Democracy is not fixed by one vote

Published by The i paper (30th September, 2019)

Boris Johnson has long dreamed of his first party conference as prime minister, telling a few gags to the Tory troops and soaking up acclaim from his adoring fans. Yet in recent days even this ferociously ambitious man, so driven by insecurity, might have wondered if it has been worth it after a succession of disasters since taking office in July. He looks exhausted, his messy private life has flared into headlines, his strategy has been shredded, his party has split, he has been outflanked by parliamentary rivals and humbled by judges.

One well-placed source told me The Queen had, for the first time in her reign, sought advice on sacking a prime minister before the Supreme Court verdict. I have no idea if this is true – it would be denied by all concerned – but the fact it was suggested by such a figure underscores the scale of Johnson’s difficulties.

Yet far from showing humility, let alone slightest desire to fulfil hollow talk of unifying the country, he is pressing on with a dangerously inflammatory approach dictated by Dominic Cummings of firing up ‘the people’ against ‘parliament’.

Cummings admits there is ‘a strong democratic case’ for a second referendum to ensure public consent for Brexit. Yet Downing Street pursues crude populism with divisive talk of betrayal and surrender, even crass warnings of civil unrest if the prime minister does not get his way. No deal is more likely to spark insurgency then a short extension to the exit timetable. Yet their stance demonises foes, raises tensions and rips apart conventions.

These are the tricks, ugly tactics and linguistic manipulations used by a new wave of nationalists from Moscow to Washington, which take root in fractured places lacking confidence in the future.

One thing for sure: this is not One Nation Conservatism. Tories attending their annual bash in Manchester, remodelled as a nativist rally while ministers spray around cash, should ponder what has happened to their party. They are in the same position as their Republican cousins in the United States – forced to chose between tribal loyalty to a wrecking ball leader and standing up for their values.

Voters in Doncaster last week told me they saw no difference between the Tories and the Brexit Party, showing how fast the thin veneer of David Cameron’s modernisation has been stripped away as the nasty party gets exposed again. Johnson’s electoral strategy might work if he can attract enough Brexiteers in the north and Midlands to make up for losses in London, Scotland and the South-East. But I am sceptical. Meanwhile it is corroding the party’s future by alienating young, female and ethnic minority voters.

It is incredibly high-risk: for himself, his party and above all for a country that already lacks faith in its flailing political class. And it is based on a big fat misconception, frequently voiced and used to justify the bid to subvert parliament through prorogation – that the referendum vote 39 months ago is sacrosanct as the democratic will of the people.

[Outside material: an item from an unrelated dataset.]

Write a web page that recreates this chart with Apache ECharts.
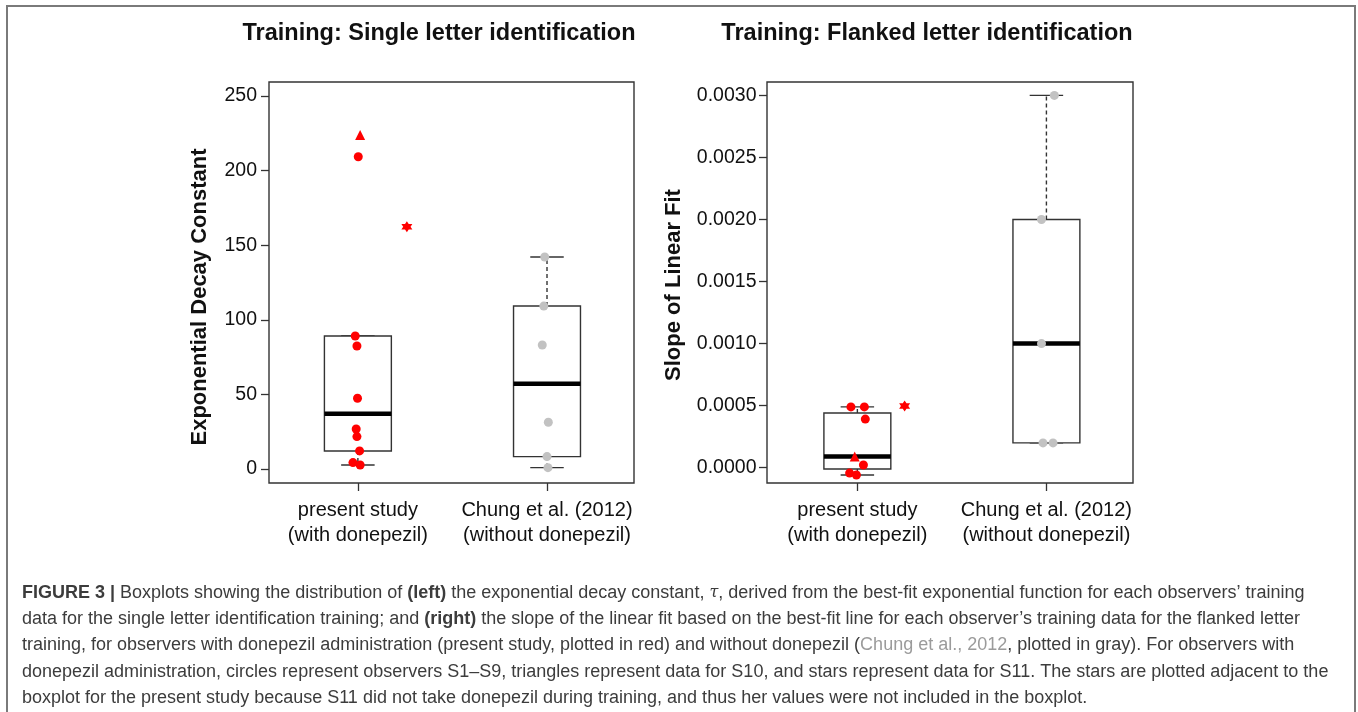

Put aside debates over campaign deceptions, let alone that the referendum was simply advisory. Consider this: what would have happened if Cameron had won that vote? Would Eurosceptic MPs who tormented four Tory prime ministers have stopped agitating? Would Brexiteer pundits have stopped thundering against Brussels? Would Nigel Farage have meekly accepted the result and slunk back into the night? Of course not. The Brexit Party leader admitted as much before the vote: ‘In a 52-48 referendum this would be unfinished business by a long way,’ he said.

These folk might have retreated to lick their wounds for a while but they would soon have been fulminating against foreigners and demanding our departure again. We live in a democracy so they would have been fully entitled to keep fighting for their cause. Labour did not pack up after losing the last election. Scottish nationalists kept flying their flag after referendum defeat. Those seeking a change in the voting system are not called traitors for still pushing a concept crushed by voters.

Johnson’s talk of surrender is not just dangerous in such a dark political climate but deeply undemocratic. There is nothing treacherous about fighting for your beliefs – and if you think Brexit to be a bad mistake for your country then you are entitled to seek rejection. This is the core foundation of our freedoms – and those opposing Brexit show we live in a vigorous democracy. As former Brexit minister David Davis said: ‘If a democracy cannot change its mind, it ceases to be a democracy.’

Politicians trying to shut down debate in the name of ‘democracy’ show how little they understand about this political system. In South Yorkshire last week I met one thoughtful man who had changed his mind on voting leave after seeing the damage it will cause farmers and small businesses. A polling firm carrying out focus groups among leavers in the region found three out of 20 people selected had switched sides. A Daily Mail survey found a six-point lead for Remain in a fresh referendum.

Brexiteers claim the referendum result is sacrosanct and their foes defy democracy because they are weak and scared. They echo dictators who claim to be democrats after winning disputed ballots, failing to see how this precious system rests on a web of freedoms and rights rather than a single vote.

These are tough times for our county, with cultural and economic differences inflamed by the Brexit mess and no clear escape path. As the prime minister rallies his troops, he might remember democracies die through erosion of the values that underpin institutions. He should dial down his demagoguery, stop inflaming division and start behaving like a true democrat.